[start DATASET ENTRIES]
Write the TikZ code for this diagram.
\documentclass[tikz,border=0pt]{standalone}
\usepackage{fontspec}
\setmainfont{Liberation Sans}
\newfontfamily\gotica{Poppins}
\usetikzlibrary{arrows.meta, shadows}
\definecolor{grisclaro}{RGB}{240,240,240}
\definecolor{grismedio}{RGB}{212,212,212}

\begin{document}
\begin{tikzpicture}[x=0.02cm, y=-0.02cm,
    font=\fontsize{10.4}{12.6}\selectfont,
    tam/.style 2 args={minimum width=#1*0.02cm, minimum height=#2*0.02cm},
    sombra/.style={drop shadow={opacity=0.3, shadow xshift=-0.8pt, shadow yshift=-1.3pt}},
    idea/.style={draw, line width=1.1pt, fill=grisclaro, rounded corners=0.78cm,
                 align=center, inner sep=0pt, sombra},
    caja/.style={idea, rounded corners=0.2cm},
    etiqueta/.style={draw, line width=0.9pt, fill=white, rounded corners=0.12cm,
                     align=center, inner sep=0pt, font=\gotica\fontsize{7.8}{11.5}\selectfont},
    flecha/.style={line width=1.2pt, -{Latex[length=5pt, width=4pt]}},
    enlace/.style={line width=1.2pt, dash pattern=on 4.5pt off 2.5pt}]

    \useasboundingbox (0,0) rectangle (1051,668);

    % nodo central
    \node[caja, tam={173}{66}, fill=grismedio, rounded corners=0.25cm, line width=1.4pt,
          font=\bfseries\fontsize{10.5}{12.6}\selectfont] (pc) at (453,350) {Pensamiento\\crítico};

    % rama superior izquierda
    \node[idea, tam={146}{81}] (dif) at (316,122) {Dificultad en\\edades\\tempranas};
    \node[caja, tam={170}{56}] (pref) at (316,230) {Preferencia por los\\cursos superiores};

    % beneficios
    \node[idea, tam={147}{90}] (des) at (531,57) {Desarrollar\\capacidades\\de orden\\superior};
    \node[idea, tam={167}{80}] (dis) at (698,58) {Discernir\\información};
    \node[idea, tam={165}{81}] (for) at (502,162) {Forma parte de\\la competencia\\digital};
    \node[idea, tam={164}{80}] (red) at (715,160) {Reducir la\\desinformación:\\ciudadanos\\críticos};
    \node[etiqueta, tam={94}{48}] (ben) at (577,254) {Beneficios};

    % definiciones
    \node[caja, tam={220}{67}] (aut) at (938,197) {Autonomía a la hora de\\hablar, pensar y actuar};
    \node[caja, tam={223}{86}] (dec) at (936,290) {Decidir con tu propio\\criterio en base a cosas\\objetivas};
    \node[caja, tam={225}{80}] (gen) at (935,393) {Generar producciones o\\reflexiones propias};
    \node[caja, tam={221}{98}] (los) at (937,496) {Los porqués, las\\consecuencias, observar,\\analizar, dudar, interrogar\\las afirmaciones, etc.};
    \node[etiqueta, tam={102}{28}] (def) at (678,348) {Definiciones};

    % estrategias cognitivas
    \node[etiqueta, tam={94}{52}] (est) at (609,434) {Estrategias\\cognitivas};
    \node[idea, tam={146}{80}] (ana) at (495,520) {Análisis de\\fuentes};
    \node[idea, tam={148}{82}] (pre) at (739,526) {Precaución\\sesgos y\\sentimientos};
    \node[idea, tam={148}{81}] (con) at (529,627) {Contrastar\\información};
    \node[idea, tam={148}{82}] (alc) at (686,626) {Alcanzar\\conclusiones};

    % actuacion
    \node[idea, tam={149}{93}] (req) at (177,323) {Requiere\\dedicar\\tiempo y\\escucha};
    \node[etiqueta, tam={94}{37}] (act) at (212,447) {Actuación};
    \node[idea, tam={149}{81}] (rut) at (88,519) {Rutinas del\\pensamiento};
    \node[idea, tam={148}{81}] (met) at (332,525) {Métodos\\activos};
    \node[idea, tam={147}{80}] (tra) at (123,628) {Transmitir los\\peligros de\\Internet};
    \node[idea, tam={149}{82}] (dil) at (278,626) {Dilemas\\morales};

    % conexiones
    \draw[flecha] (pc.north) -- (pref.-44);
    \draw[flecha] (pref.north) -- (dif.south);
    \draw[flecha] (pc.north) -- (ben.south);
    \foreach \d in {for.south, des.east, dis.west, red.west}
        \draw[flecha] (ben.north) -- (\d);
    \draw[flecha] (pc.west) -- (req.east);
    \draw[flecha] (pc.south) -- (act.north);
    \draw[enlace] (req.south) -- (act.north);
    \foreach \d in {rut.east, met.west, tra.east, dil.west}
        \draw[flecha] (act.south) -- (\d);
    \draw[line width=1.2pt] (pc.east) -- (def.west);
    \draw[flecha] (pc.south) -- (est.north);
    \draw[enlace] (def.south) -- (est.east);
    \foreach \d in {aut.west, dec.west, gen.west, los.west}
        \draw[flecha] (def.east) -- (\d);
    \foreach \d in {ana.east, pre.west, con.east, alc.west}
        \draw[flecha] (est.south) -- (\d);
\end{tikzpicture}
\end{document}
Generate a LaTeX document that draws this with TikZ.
[end DATASET ENTRIES]
◆ **EXERCISE AIM**:
Begin at the first line of the records above and quote every line verbatim through the one that contains "(ben) at (577,254)".

◆ **TASK OUTPUT**:
Write the TikZ code for this diagram.
\documentclass[tikz,border=0pt]{standalone}
\usepackage{fontspec}
\setmainfont{Liberation Sans}
\newfontfamily\gotica{Poppins}
\usetikzlibrary{arrows.meta, shadows}
\definecolor{grisclaro}{RGB}{240,240,240}
\definecolor{grismedio}{RGB}{212,212,212}

\begin{document}
\begin{tikzpicture}[x=0.02cm, y=-0.02cm,
    font=\fontsize{10.4}{12.6}\selectfont,
    tam/.style 2 args={minimum width=#1*0.02cm, minimum height=#2*0.02cm},
    sombra/.style={drop shadow={opacity=0.3, shadow xshift=-0.8pt, shadow yshift=-1.3pt}},
    idea/.style={draw, line width=1.1pt, fill=grisclaro, rounded corners=0.78cm,
                 align=center, inner sep=0pt, sombra},
    caja/.style={idea, rounded corners=0.2cm},
    etiqueta/.style={draw, line width=0.9pt, fill=white, rounded corners=0.12cm,
                     align=center, inner sep=0pt, font=\gotica\fontsize{7.8}{11.5}\selectfont},
    flecha/.style={line width=1.2pt, -{Latex[length=5pt, width=4pt]}},
    enlace/.style={line width=1.2pt, dash pattern=on 4.5pt off 2.5pt}]

    \useasboundingbox (0,0) rectangle (1051,668);

    % nodo central
    \node[caja, tam={173}{66}, fill=grismedio, rounded corners=0.25cm, line width=1.4pt,
          font=\bfseries\fontsize{10.5}{12.6}\selectfont] (pc) at (453,350) {Pensamiento\\crítico};

    % rama superior izquierda
    \node[idea, tam={146}{81}] (dif) at (316,122) {Dificultad en\\edades\\tempranas};
    \node[caja, tam={170}{56}] (pref) at (316,230) {Preferencia por los\\cursos superiores};

    % beneficios
    \node[idea, tam={147}{90}] (des) at (531,57) {Desarrollar\\capacidades\\de orden\\superior};
    \node[idea, tam={167}{80}] (dis) at (698,58) {Discernir\\información};
    \node[idea, tam={165}{81}] (for) at (502,162) {Forma parte de\\la competencia\\digital};
    \node[idea, tam={164}{80}] (red) at (715,160) {Reducir la\\desinformación:\\ciudadanos\\críticos};
    \node[etiqueta, tam={94}{48}] (ben) at (577,254) {Beneficios};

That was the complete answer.